Creating a safe and secure learning environment for our community's students and school staff requires a partnership among police, our schools and parents.

One year after the Sandy Hook Elementary School tragedy, let us all pause to remember those lives lost on that day and recommit ourselves to keeping our students and school staff safe.

We are fortunate to live in a community where police and our public schools have a well-established and effective relationship regarding school safety and security. We must continue to work together proactively to educate our children on safety measures, to work with the entire school community to identify threats before they strike, and to create a safe environment for school children and staff.

Education in today's schools includes personal safety. In 1975, the Boise Police Department was one of the first in the nation to fund and assign police officers in schools.

Today, over 20 dedicated school resource officers provide the foundation for the partnership among police, schools and parents. SRO's work to educate students on safety, work with parents who experience a huge variety of problems, and with school staff to create safe learning environments.

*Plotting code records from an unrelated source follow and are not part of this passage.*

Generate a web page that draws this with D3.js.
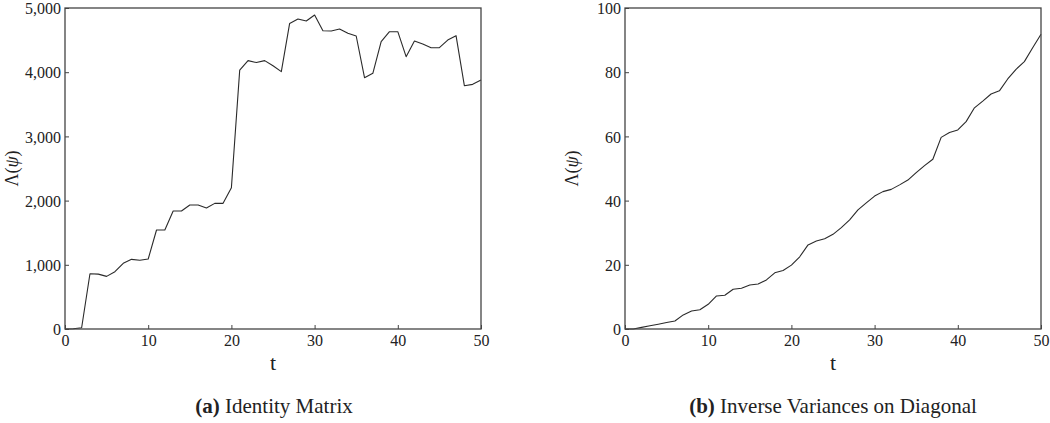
<!DOCTYPE html>
<html>
<head>
<meta charset="utf-8">
<script src="https://cdn.jsdelivr.net/npm/d3@7"></script>
<style>
  html, body { margin: 0; padding: 0; background: #fff; }
  svg { display: block; }
  text { font-family: "Liberation Serif", "DejaVu Serif", serif; fill: #222; }
</style>
</head>
<body>
<svg id="chart" width="1050" height="423"></svg>
<script>
// ---- Data ----
const tValues = d3.range(0, 51);
const identityValues = [
  0, 5, 20, 860, 855, 820, 893, 1023, 1085, 1070,
  1090, 1542, 1542, 1838, 1838, 1931, 1931, 1885, 1957, 1957,
  2201, 4034, 4180, 4150, 4180, 4100, 4009, 4760, 4829, 4798,
  4891, 4646, 4642, 4673, 4606, 4564, 3915, 3983, 4475, 4631,
  4631, 4242, 4486, 4439, 4382, 4382, 4500, 4569, 3790, 3811,
  3879
];
const inverseVarValues = [
  0, 0, 0.5, 1.0, 1.5, 2.0, 2.5, 4.4, 5.6, 6.0,
  7.7, 10.3, 10.5, 12.4, 12.7, 13.7, 14.0, 15.3, 17.5, 18.2,
  19.9, 22.5, 26.2, 27.4, 28.1, 29.5, 31.6, 34.0, 37.1, 39.3,
  41.4, 42.8, 43.5, 44.9, 46.4, 48.7, 50.9, 52.9, 59.7, 61.2,
  62.0, 64.6, 68.9, 71.0, 73.2, 74.2, 77.9, 80.9, 83.3, 87.6,
  91.8
];
const xTicks = [0, 10, 20, 30, 40, 50];
const yTicksA = [0, 1000, 2000, 3000, 4000, 5000];
const yTicksB = [0, 20, 40, 60, 80, 100];
const captionLabels = ["(a)", "(b)"];
const captionTexts = ["Identity Matrix", "Inverse Variances on Diagonal"];

const svg = d3.select("#chart");

function panel(cfg) {
  const g = svg.append("g");
  const x = d3.scaleLinear().domain([0, 50]).range([cfg.x0, cfg.x1]);
  const y = d3.scaleLinear().domain(cfg.yDomain).range([cfg.y1, cfg.y0]);

  const line = d3.line().x((d, i) => x(tValues[i])).y(d => y(d));
  g.append("path").datum(cfg.values)
    .attr("d", line)
    .attr("fill", "none")
    .attr("stroke", "#2a2a2a")
    .attr("stroke-width", 1.1)
    .attr("stroke-linejoin", "round");

  const yAxis = d3.axisLeft(y).tickValues(cfg.yTicks).tickSize(-4).tickPadding(4).tickFormat(cfg.fmt);
  const xAxis = d3.axisBottom(x).tickValues(xTicks).tickSize(-4).tickPadding(5).tickFormat(d3.format("d"));

  const ya = g.append("g").attr("transform", `translate(${cfg.x0},0)`).call(yAxis);
  const xa = g.append("g").attr("transform", `translate(0,${cfg.y1})`).call(xAxis);
  [ya, xa].forEach(a => {
    a.select(".domain").remove();
    a.selectAll(".tick line").attr("stroke", "#444").attr("stroke-width", 1);
    a.selectAll(".tick text").style("font-size", "16px").attr("fill", "#222");
  });
  ya.selectAll(".tick text").attr("dy", "0.35em");
  xa.selectAll(".tick text").attr("dy", "0.72em");

  g.append("rect")
    .attr("x", cfg.x0).attr("y", cfg.y0)
    .attr("width", cfg.x1 - cfg.x0).attr("height", cfg.y1 - cfg.y0)
    .attr("fill", "none").attr("stroke", "#444").attr("stroke-width", 1.3);

  g.append("text")
    .attr("x", (cfg.x0 + cfg.x1) / 2).attr("y", 370)
    .attr("text-anchor", "middle")
    .style("font-size", "22px")
    .text("t");

  const yl = g.append("text")
    .attr("transform", `translate(${cfg.yLabelX},${(cfg.y0 + cfg.y1) / 2}) rotate(-90)`)
    .attr("text-anchor", "middle")
    .style("font-size", "18px");
  yl.append("tspan").text("Λ(");
  yl.append("tspan").style("font-style", "italic").text("ψ");
  yl.append("tspan").text(")");

  const cap = g.append("text")
    .attr("x", cfg.capX).attr("y", 413)
    .attr("text-anchor", "middle")
    .style("font-size", "21px");
  cap.append("tspan").style("font-weight", "bold").text(cfg.capLabel + " ");
  cap.append("tspan").text(cfg.capText);
}

panel({
  x0: 65, x1: 481, y0: 8, y1: 329,
  yDomain: [0, 5000], yTicks: yTicksA, values: identityValues,
  fmt: d3.format(","), yLabelX: 18, capX: 274,
  capLabel: captionLabels[0], capText: captionTexts[0]
});
panel({
  x0: 625, x1: 1041, y0: 8, y1: 329,
  yDomain: [0, 100], yTicks: yTicksB, values: inverseVarValues,
  fmt: d3.format("d"), yLabelX: 578, capX: 833,
  capLabel: captionLabels[1], capText: captionTexts[1]
});
</script>
</body>
</html>
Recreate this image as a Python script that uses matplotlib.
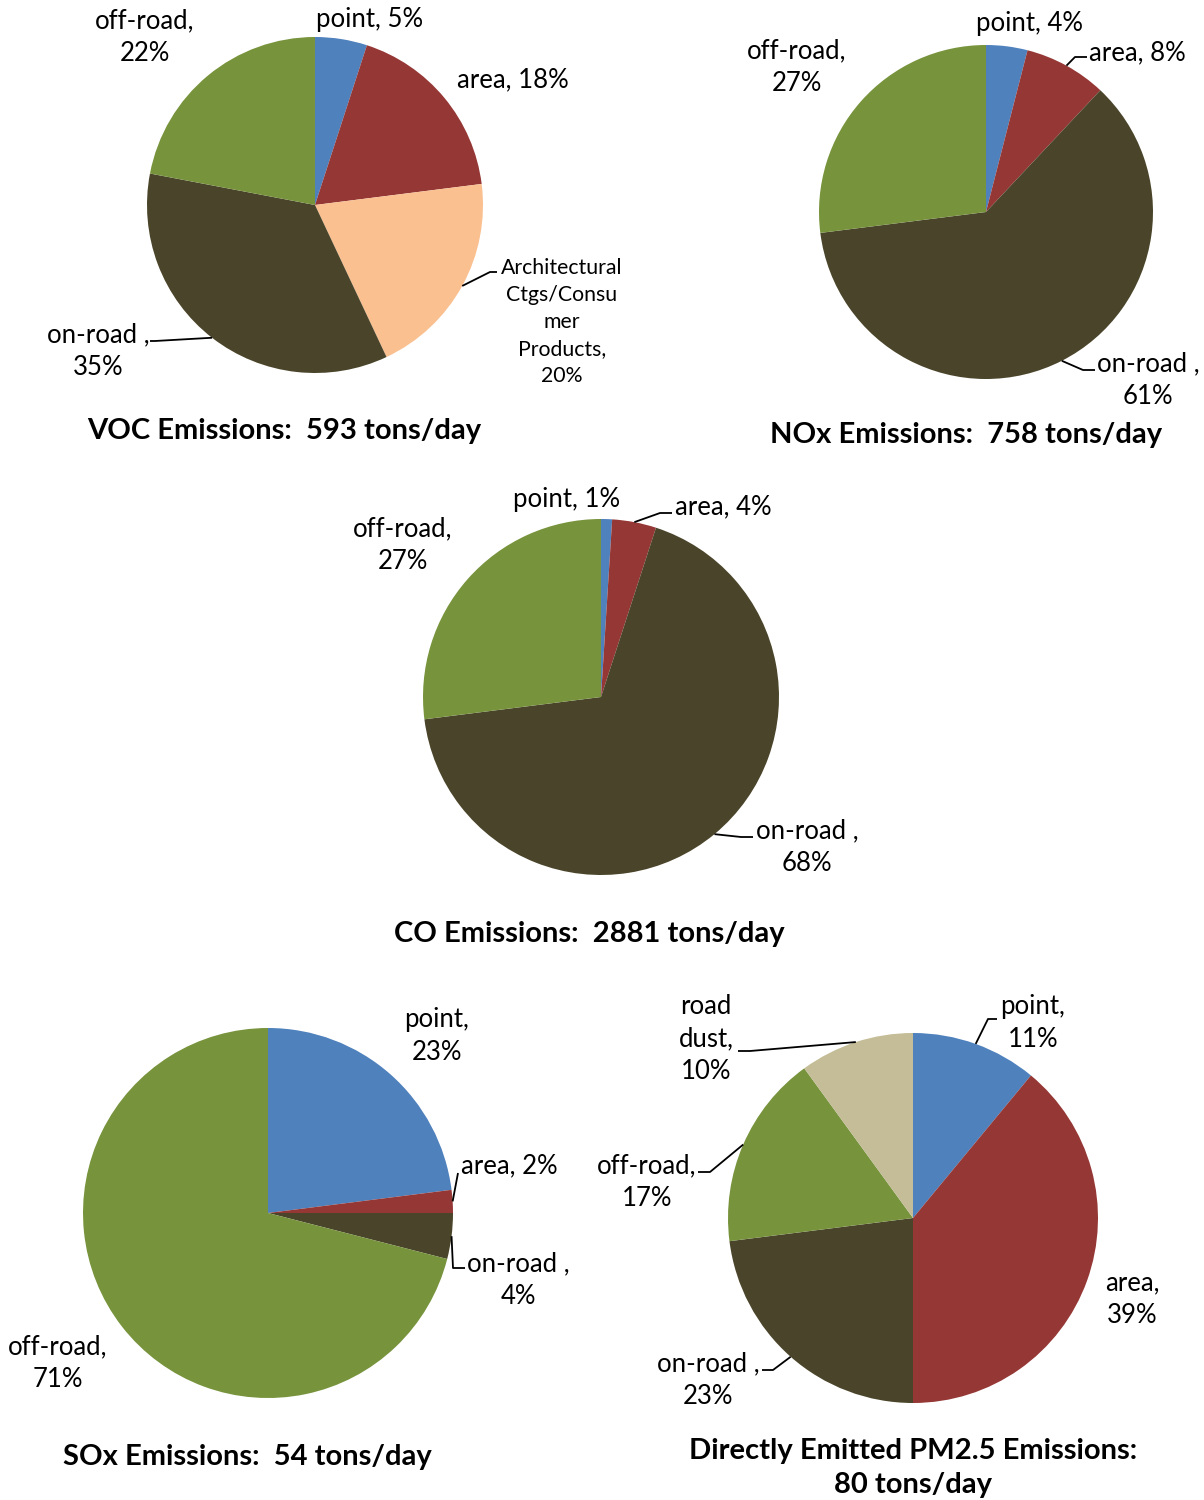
import numpy as np
import matplotlib
matplotlib.use("Agg")
import matplotlib.pyplot as plt

plt.rcParams['font.family'] = ['Lato', 'DejaVu Sans']

W, H = 1204, 1500

# colours used by the source spreadsheet
c_point = '#4F81BD'
c_area = '#953735'
c_arch = '#FAC090'
c_onroad = '#4A452A'
c_offroad = '#77933C'
c_dust = '#C4BD97'

# emission shares (percent), clockwise from 12 o'clock
voc_labels = ['point, 5%', 'area, 18%',
              'Architectural\nCtgs/Consu\nmer\nProducts,\n20%',
              'on-road ,\n35%', 'off-road,\n22%']
voc_values = [5, 18, 20, 35, 22]
voc_colors = [c_point, c_area, c_arch, c_onroad, c_offroad]

nox_labels = ['point, 4%', 'area, 8%', 'on-road ,\n61%', 'off-road,\n27%']
nox_values = [4, 8, 61, 27]

co_labels = ['point, 1%', 'area, 4%', 'on-road ,\n68%', 'off-road,\n27%']
co_values = [1, 4, 68, 27]

sox_labels = ['point,\n23%', 'area, 2%', 'on-road ,\n4%', 'off-road,\n71%']
sox_values = [23, 2, 4, 71]

pm_labels = ['point,\n11%', 'area,\n39%', 'on-road ,\n23%', 'off-road,\n17%',
             'road\ndust,\n10%']
pm_values = [11, 39, 23, 17, 10]
pm_colors = [c_point, c_area, c_onroad, c_offroad, c_dust]

std_colors = [c_point, c_area, c_onroad, c_offroad]

titles = ['VOC Emissions:  593 tons/day',
          'NOx Emissions:  758 tons/day',
          'CO Emissions:  2881 tons/day',
          'SOx Emissions:  54 tons/day',
          'Directly Emitted PM2.5 Emissions:\n80 tons/day']

fig = plt.figure(figsize=(W / 100, H / 100), dpi=100)


def pie_at(cx, cy, r, values, colors):
    ax = fig.add_axes([(cx - r) / W, 1 - (cy + r) / H, 2 * r / W, 2 * r / H])
    ax.pie(values, colors=colors, startangle=90, counterclock=False,
           radius=1, wedgeprops=dict(linewidth=0))
    ax.set_xlim(-1, 1)
    ax.set_ylim(-1, 1)
    ax.set_aspect('equal')
    ax.axis('off')
    return (cx, cy, r, values)


def edge_point(pie, i):
    cx, cy, r, values = pie
    cum = np.cumsum([0] + list(values)) / float(sum(values))
    ang = (cum[i] + cum[i + 1]) / 2 * 2 * np.pi
    return cx + r * np.sin(ang), cy - r * np.cos(ang)


pies = {}
pies['voc'] = pie_at(315, 205, 168, voc_values, voc_colors)
pies['nox'] = pie_at(986, 212, 167, nox_values, std_colors)
pies['co'] = pie_at(601, 697, 178, co_values, std_colors)
pies['sox'] = pie_at(268, 1213, 185, sox_values, std_colors)
pies['pm'] = pie_at(913, 1218, 185, pm_values, pm_colors)

ov = fig.add_axes([0, 0, 1, 1])
ov.set_xlim(0, W)
ov.set_ylim(H, 0)
ov.axis('off')

fs = 18.5
dy = 2  # Lato sits a little high compared with the original font
# label texts: (pie, index, x, y)
label_pos = [
    ('voc', 0, 370, 17), ('voc', 1, 513, 78), ('voc', 3, 98, 349),
    ('voc', 4, 145, 35),
    ('nox', 0, 1030, 21), ('nox', 1, 1137, 51), ('nox', 2, 1148, 378),
    ('nox', 3, 797, 65),
    ('co', 0, 567, 497), ('co', 1, 723, 505), ('co', 2, 807, 845),
    ('co', 3, 403, 543),
    ('sox', 0, 437, 1034), ('sox', 1, 509, 1164), ('sox', 2, 518, 1278),
    ('sox', 3, 58, 1361),
    ('pm', 0, 1033, 1021), ('pm', 1, 1132, 1297), ('pm', 2, 708, 1378),
    ('pm', 3, 647, 1180), ('pm', 4, 706, 1037),
]
all_labels = {'voc': voc_labels, 'nox': nox_labels, 'co': co_labels,
              'sox': sox_labels, 'pm': pm_labels}
for key, i, x, y in label_pos:
    ov.text(x, y + dy, all_labels[key][i], ha='center', va='center',
            fontsize=fs, linespacing=1.38, color='black')

ov.text(562, 320 + dy, voc_labels[2], ha='center', va='center', fontsize=15.3,
        linespacing=1.45, color='black')

# leader lines: start on the slice edge, then elbow, then end
leaders = [
    ('voc', 2, (490, 272), (497, 272)),
    ('voc', 3, (155, 341), (150, 341)),
    ('nox', 1, (1075, 57), (1087, 57)),
    ('nox', 2, (1083, 370), (1095, 370)),
    ('co', 1, (660, 513), (672, 513)),
    ('co', 2, (741, 837), (753, 837)),
    ('sox', 1, (458, 1173), (458, 1173)),
    ('sox', 2, (453, 1268), (465, 1268)),
    ('pm', 0, (988, 1019), (997, 1019)),
    ('pm', 2, (773, 1370), (762, 1370)),
    ('pm', 3, (710, 1172), (698, 1172)),
    ('pm', 4, (750, 1051), (738, 1051)),
]
for key, i, elbow, end in leaders:
    sx, sy = edge_point(pies[key], i)
    ov.plot([sx, elbow[0], end[0]], [sy, elbow[1], end[1]], color='black',
            lw=1.3, solid_capstyle='butt')

title_pos = [(284, 429), (966, 433), (589, 932), (247, 1455), (913, 1466)]
for t, (x, y) in zip(titles, title_pos):
    ov.text(x, y + dy, t, ha='center', va='center', fontsize=21,
            fontweight='bold', linespacing=1.38, color='black')

fig.savefig('out.png', dpi=100)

We are committed to seeing that police, school staff, parents and students work together to identify potential threats and take appropriate actions to protect our students and school staff members.

Over the past year, Boise police and the Boise School District worked together to create a response and training program that includes the very latest in threat response planning. The training is similar to workplace violence preparedness taking place in many offices, but it takes on particular significance because the safety of our children is involved.

In addition, Boise police and Boise schools will continue to focus on providing a safe and secure learning environment by:

• Providing ongoing safety and security training for staff.

• Regularly practicing drills at each school.

• Reviewing and revising emergency response plans at each school.

• Launching a new emergency text messaging system.

It is our hope that no one in our community ever needs to use emergency response training. However, the training creates greater awareness through discussion and preparation, which itself may lessen the chance our community will suffer the tragedy others have had to bear.

Children are our community's greatest resource and the promise of a brighter tomorrow. Protecting children and staff from harm is our first priority. This protection requires not just discussion, but active commitment from all of us to acknowledge threats exist and to take concrete steps to protect against those threats.

Awareness of what's happening in our homes, our neighborhoods, our schools and our community is necessary to protect children from those who would do them harm, while still allowing them the freedom to grow, to learn and to build a healthy, successful future.

Mike Masterson is Boise police chief, and Don Coberly is Boise school superintendent.